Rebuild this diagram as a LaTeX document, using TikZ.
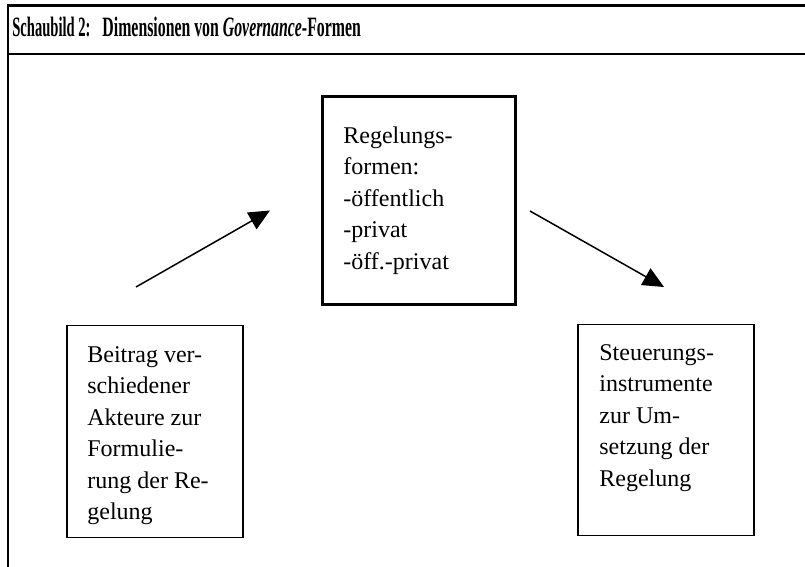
\documentclass[tikz,border=0pt]{standalone}
\usepackage{fontspec}
\setmainfont{Liberation Serif}
\usepackage{graphicx}
\usetikzlibrary{positioning,arrows.meta}

\tikzset{
  frame/.style={line width=1.25pt, line join=miter},
  box/.style={draw, line width=0.75pt, minimum width=88pt, minimum height=106pt, inner sep=0pt, anchor=north west},
  thickbox/.style={box, line width=1.5pt, minimum width=96.5pt, minimum height=104pt},
  txt/.style={inner sep=0pt, align=left, anchor=north west, font=\fontsize{12}{15.75}\selectfont},
  head/.style={inner sep=0pt, anchor=base west, font=\fontsize{14}{16}\selectfont\bfseries},
  arr/.style={-{Triangle[length=10.5pt,width=9.5pt]}, line width=0.75pt}
}

\begin{document}
\begin{tikzpicture}[x=0.5pt, y=-0.5pt]

\useasboundingbox (0,0) rectangle (805,567);

% draw frame and title
\draw [frame] (805,5.3) -| (8,567);
\draw [frame] (8,54.2) -- (805,54.2);
\node (titel) [head] at (12,37) {\scalebox{0.52}[1]{Schaubild 2:}\hspace{6pt}\scalebox{0.565}[1]{Dimensionen von \textit{Governance}-Formen}};

% draw boxes
\node (regel) [thickbox] at (321,95) {};
\node (akteure) [box] at (66,325) {};
\node (steuer) [box, minimum height=105.5pt] at (577,324) {};

\node (regel_txt) [txt, below right=15.5pt and 11pt of regel.north west] {Regelungs-\\formen:\\-öffentlich\\-privat\\-öff.-privat};
\node (akteure_txt) [txt, below right=10.5pt and 10.5pt of akteure.north west] {Beitrag ver-\\schiedener\\Akteure zur\\Formulie-\\rung der Re-\\gelung};
\node (steuer_txt) [txt, below right=10pt and 11pt of steuer.north west] {Steuerungs-\\instrumente\\zur Um-\\setzung der\\Regelung};

% draw arrows
\coordinate (a_1) at (136,287);
\coordinate (a_2) at (270,210.5);
\coordinate (b_1) at (530,211);
\coordinate (b_2) at (664,287);

\draw [arr] (a_1) -- (a_2);
\draw [arr] (b_1) -- (b_2);

\end{tikzpicture}
\end{document}
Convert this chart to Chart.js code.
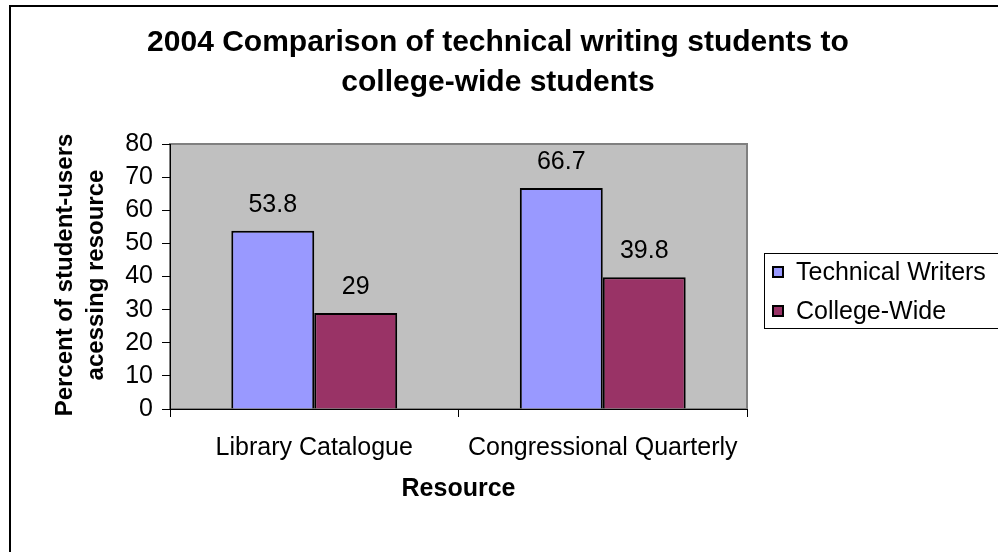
<!DOCTYPE html>
<html lang="en">
<head>
  <meta charset="UTF-8">
  <title>2004 Comparison of technical writing students</title>
  <script src="https://cdn.jsdelivr.net/npm/chart.js"></script>
  <style>
    body { margin: 0; padding: 0; background: #ffffff; }
    #wrap { width: 998px; height: 552px; position: relative; }
  </style>
</head>
<body>
<div id="wrap"><canvas id="chart" width="998" height="552"></canvas></div>

<script>
  // data
  const resources = ['Library Catalogue', 'Congressional Quarterly'];
  const technicalWriters = [53.8, 66.7];
  const collegeWide = [29, 39.8];
  const yTicks = [0, 10, 20, 30, 40, 50, 60, 70, 80];

  const titleLines = ['2004 Comparison of technical writing students to', 'college-wide students'];
  const yTitleLines = ['Percent of student-users', 'acessing resource'];
  const xTitle = 'Resource';

  const FONT = '"Liberation Sans", Arial, sans-serif';

  // frame, plot background, titles, value labels, legend
  const excelLook = {
    id: 'excelLook',
    beforeDraw(chart) {
      const ctx = chart.ctx;
      const a = chart.chartArea;
      ctx.save();
      ctx.fillStyle = '#ffffff';
      ctx.fillRect(0, 0, chart.width, chart.height);
      // outer chart border
      ctx.strokeStyle = '#000000';
      ctx.lineWidth = 2;
      ctx.strokeRect(10, 6, chart.width + 20, chart.height + 20);
      // plot area
      ctx.fillStyle = '#c0c0c0';
      ctx.fillRect(a.left, a.top, a.right - a.left, a.bottom - a.top);
      ctx.strokeStyle = '#808080';
      ctx.lineWidth = 2;
      ctx.strokeRect(a.left, a.top, a.right - a.left, a.bottom - a.top);
      ctx.restore();
    },
    afterDraw(chart) {
      const ctx = chart.ctx;
      const a = chart.chartArea;
      ctx.save();
      ctx.fillStyle = '#000000';
      ctx.textAlign = 'center';
      ctx.textBaseline = 'middle';

      // chart title
      ctx.font = 'bold 30px ' + FONT;
      titleLines.forEach((t, i) => ctx.fillText(t, 498, 43 + i * 40));

      // axis titles
      ctx.font = 'bold 25px ' + FONT;
      ctx.fillText(xTitle, (a.left + a.right) / 2, 489);
      ctx.font = 'bold 24px ' + FONT;
      ctx.save();
      ctx.translate(65, 275);
      ctx.rotate(-Math.PI / 2);
      yTitleLines.forEach((t, i) => ctx.fillText(t, 0, i * 31));
      ctx.restore();

      // value labels above bars
      ctx.font = '25px ' + FONT;
      chart.data.datasets.forEach((ds, di) => {
        const meta = chart.getDatasetMeta(di);
        meta.data.forEach((bar, i) => {
          ctx.fillText(String(ds.data[i]), bar.x, bar.y - 26);
        });
      });

      // legend
      const lx = 764, ly = 253;
      ctx.fillStyle = '#ffffff';
      ctx.fillRect(lx, ly, 260, 75);
      ctx.strokeStyle = '#000000';
      ctx.lineWidth = 1;
      ctx.strokeRect(lx + 0.5, ly + 0.5, 260, 75);
      ctx.font = '25px ' + FONT;
      ctx.textAlign = 'left';
      chart.data.datasets.forEach((ds, i) => {
        const cy = ly + 19 + i * 39;
        ctx.fillStyle = ds.backgroundColor;
        ctx.fillRect(lx + 9, cy - 5, 10, 10);
        ctx.strokeStyle = '#000000';
        ctx.lineWidth = 2;
        ctx.strokeRect(lx + 9, cy - 5, 10, 10);
        ctx.fillStyle = '#000000';
        ctx.fillText(ds.label, lx + 32, cy + 1);
      });
      ctx.restore();
    }
  };

  new Chart(document.getElementById('chart'), {
    type: 'bar',
    data: {
      labels: resources,
      datasets: [
        {
          label: 'Technical Writers',
          data: technicalWriters,
          backgroundColor: '#9999ff',
          borderColor: '#000000',
          borderWidth: 2
        },
        {
          label: 'College-Wide',
          data: collegeWide,
          backgroundColor: '#993366',
          borderColor: '#000000',
          borderWidth: 2
        }
      ]
    },
    options: {
      responsive: false,
      animation: false,
      events: [],
      layout: { padding: { left: 0, top: 144, right: 251, bottom: 0 } },
      plugins: {
        legend: { display: false },
        title: { display: false },
        tooltip: { enabled: false }
      },
      datasets: {
        bar: { categoryPercentage: 0.575, barPercentage: 1.0 }
      },
      scales: {
        x: {
          afterFit(scale) { scale.height = 143; },
          grid: {
            offset: true,
            drawOnChartArea: false,
            color: '#000000',
            tickLength: 8,
            tickWidth: 1
          },
          border: { color: '#000000', width: 1 },
          ticks: {
            color: '#000000',
            font: { family: FONT, size: 25 },
            padding: 16,
            maxRotation: 0,
            autoSkip: false
          }
        },
        y: {
          min: 0,
          max: 80,
          afterFit(scale) { scale.width = 170; },
          afterBuildTicks(scale) { scale.ticks = yTicks.map(v => ({ value: v })); },
          grid: {
            drawOnChartArea: false,
            color: '#000000',
            tickLength: 8
          },
          border: { color: '#000000', width: 1 },
          ticks: {
            color: '#000000',
            font: { family: FONT, size: 25 },
            padding: 9
          }
        }
      }
    },
    plugins: [excelLook]
  });
</script>
</body>
</html>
________________________
= Task description =
Copy out all of the material exactly as written, without its pictures.

= Problem solution =
Rebuild this diagram as a LaTeX document, using TikZ.
\documentclass[tikz,border=0pt]{standalone}
\usepackage{fontspec}
\setmainfont{Liberation Serif}
\usepackage{graphicx}
\usetikzlibrary{positioning,arrows.meta}

\tikzset{
  frame/.style={line width=1.25pt, line join=miter},
  box/.style={draw, line width=0.75pt, minimum width=88pt, minimum height=106pt, inner sep=0pt, anchor=north west},
  thickbox/.style={box, line width=1.5pt, minimum width=96.5pt, minimum height=104pt},
  txt/.style={inner sep=0pt, align=left, anchor=north west, font=\fontsize{12}{15.75}\selectfont},
  head/.style={inner sep=0pt, anchor=base west, font=\fontsize{14}{16}\selectfont\bfseries},
  arr/.style={-{Triangle[length=10.5pt,width=9.5pt]}, line width=0.75pt}
}

\begin{document}
\begin{tikzpicture}[x=0.5pt, y=-0.5pt]

\useasboundingbox (0,0) rectangle (805,567);

% draw frame and title
\draw [frame] (805,5.3) -| (8,567);
\draw [frame] (8,54.2) -- (805,54.2);
\node (titel) [head] at (12,37) {\scalebox{0.52}[1]{Schaubild 2:}\hspace{6pt}\scalebox{0.565}[1]{Dimensionen von \textit{Governance}-Formen}};

% draw boxes
\node (regel) [thickbox] at (321,95) {};
\node (akteure) [box] at (66,325) {};
\node (steuer) [box, minimum height=105.5pt] at (577,324) {};

\node (regel_txt) [txt, below right=15.5pt and 11pt of regel.north west] {Regelungs-\\formen:\\-öffentlich\\-privat\\-öff.-privat};
\node (akteure_txt) [txt, below right=10.5pt and 10.5pt of akteure.north west] {Beitrag ver-\\schiedener\\Akteure zur\\Formulie-\\rung der Re-\\gelung};
\node (steuer_txt) [txt, below right=10pt and 11pt of steuer.north west] {Steuerungs-\\instrumente\\zur Um-\\setzung der\\Regelung};

% draw arrows
\coordinate (a_1) at (136,287);
\coordinate (a_2) at (270,210.5);
\coordinate (b_1) at (530,211);
\coordinate (b_2) at (664,287);

\draw [arr] (a_1) -- (a_2);
\draw [arr] (b_1) -- (b_2);

\end{tikzpicture}
\end{document}
Convert this chart to Chart.js code.
<!DOCTYPE html>
<html lang="en">
<head>
  <meta charset="UTF-8">
  <title>2004 Comparison of technical writing students</title>
  <script src="https://cdn.jsdelivr.net/npm/chart.js"></script>
  <style>
    body { margin: 0; padding: 0; background: #ffffff; }
    #wrap { width: 998px; height: 552px; position: relative; }
  </style>
</head>
<body>
<div id="wrap"><canvas id="chart" width="998" height="552"></canvas></div>

<script>
  // data
  const resources = ['Library Catalogue', 'Congressional Quarterly'];
  const technicalWriters = [53.8, 66.7];
  const collegeWide = [29, 39.8];
  const yTicks = [0, 10, 20, 30, 40, 50, 60, 70, 80];

  const titleLines = ['2004 Comparison of technical writing students to', 'college-wide students'];
  const yTitleLines = ['Percent of student-users', 'acessing resource'];
  const xTitle = 'Resource';

  const FONT = '"Liberation Sans", Arial, sans-serif';

  // frame, plot background, titles, value labels, legend
  const excelLook = {
    id: 'excelLook',
    beforeDraw(chart) {
      const ctx = chart.ctx;
      const a = chart.chartArea;
      ctx.save();
      ctx.fillStyle = '#ffffff';
      ctx.fillRect(0, 0, chart.width, chart.height);
      // outer chart border
      ctx.strokeStyle = '#000000';
      ctx.lineWidth = 2;
      ctx.strokeRect(10, 6, chart.width + 20, chart.height + 20);
      // plot area
      ctx.fillStyle = '#c0c0c0';
      ctx.fillRect(a.left, a.top, a.right - a.left, a.bottom - a.top);
      ctx.strokeStyle = '#808080';
      ctx.lineWidth = 2;
      ctx.strokeRect(a.left, a.top, a.right - a.left, a.bottom - a.top);
      ctx.restore();
    },
    afterDraw(chart) {
      const ctx = chart.ctx;
      const a = chart.chartArea;
      ctx.save();
      ctx.fillStyle = '#000000';
      ctx.textAlign = 'center';
      ctx.textBaseline = 'middle';

      // chart title
      ctx.font = 'bold 30px ' + FONT;
      titleLines.forEach((t, i) => ctx.fillText(t, 498, 43 + i * 40));

      // axis titles
      ctx.font = 'bold 25px ' + FONT;
      ctx.fillText(xTitle, (a.left + a.right) / 2, 489);
      ctx.font = 'bold 24px ' + FONT;
      ctx.save();
      ctx.translate(65, 275);
      ctx.rotate(-Math.PI / 2);
      yTitleLines.forEach((t, i) => ctx.fillText(t, 0, i * 31));
      ctx.restore();

      // value labels above bars
      ctx.font = '25px ' + FONT;
      chart.data.datasets.forEach((ds, di) => {
        const meta = chart.getDatasetMeta(di);
        meta.data.forEach((bar, i) => {
          ctx.fillText(String(ds.data[i]), bar.x, bar.y - 26);
        });
      });

      // legend
      const lx = 764, ly = 253;
      ctx.fillStyle = '#ffffff';
      ctx.fillRect(lx, ly, 260, 75);
      ctx.strokeStyle = '#000000';
      ctx.lineWidth = 1;
      ctx.strokeRect(lx + 0.5, ly + 0.5, 260, 75);
      ctx.font = '25px ' + FONT;
      ctx.textAlign = 'left';
      chart.data.datasets.forEach((ds, i) => {
        const cy = ly + 19 + i * 39;
        ctx.fillStyle = ds.backgroundColor;
        ctx.fillRect(lx + 9, cy - 5, 10, 10);
        ctx.strokeStyle = '#000000';
        ctx.lineWidth = 2;
        ctx.strokeRect(lx + 9, cy - 5, 10, 10);
        ctx.fillStyle = '#000000';
        ctx.fillText(ds.label, lx + 32, cy + 1);
      });
      ctx.restore();
    }
  };

  new Chart(document.getElementById('chart'), {
    type: 'bar',
    data: {
      labels: resources,
      datasets: [
        {
          label: 'Technical Writers',
          data: technicalWriters,
          backgroundColor: '#9999ff',
          borderColor: '#000000',
          borderWidth: 2
        },
        {
          label: 'College-Wide',
          data: collegeWide,
          backgroundColor: '#993366',
          borderColor: '#000000',
          borderWidth: 2
        }
      ]
    },
    options: {
      responsive: false,
      animation: false,
      events: [],
      layout: { padding: { left: 0, top: 144, right: 251, bottom: 0 } },
      plugins: {
        legend: { display: false },
        title: { display: false },
        tooltip: { enabled: false }
      },
      datasets: {
        bar: { categoryPercentage: 0.575, barPercentage: 1.0 }
      },
      scales: {
        x: {
          afterFit(scale) { scale.height = 143; },
          grid: {
            offset: true,
            drawOnChartArea: false,
            color: '#000000',
            tickLength: 8,
            tickWidth: 1
          },
          border: { color: '#000000', width: 1 },
          ticks: {
            color: '#000000',
            font: { family: FONT, size: 25 },
            padding: 16,
            maxRotation: 0,
            autoSkip: false
          }
        },
        y: {
          min: 0,
          max: 80,
          afterFit(scale) { scale.width = 170; },
          afterBuildTicks(scale) { scale.ticks = yTicks.map(v => ({ value: v })); },
          grid: {
            drawOnChartArea: false,
            color: '#000000',
            tickLength: 8
          },
          border: { color: '#000000', width: 1 },
          ticks: {
            color: '#000000',
            font: { family: FONT, size: 25 },
            padding: 9
          }
        }
      }
    },
    plugins: [excelLook]
  });
</script>
</body>
</html>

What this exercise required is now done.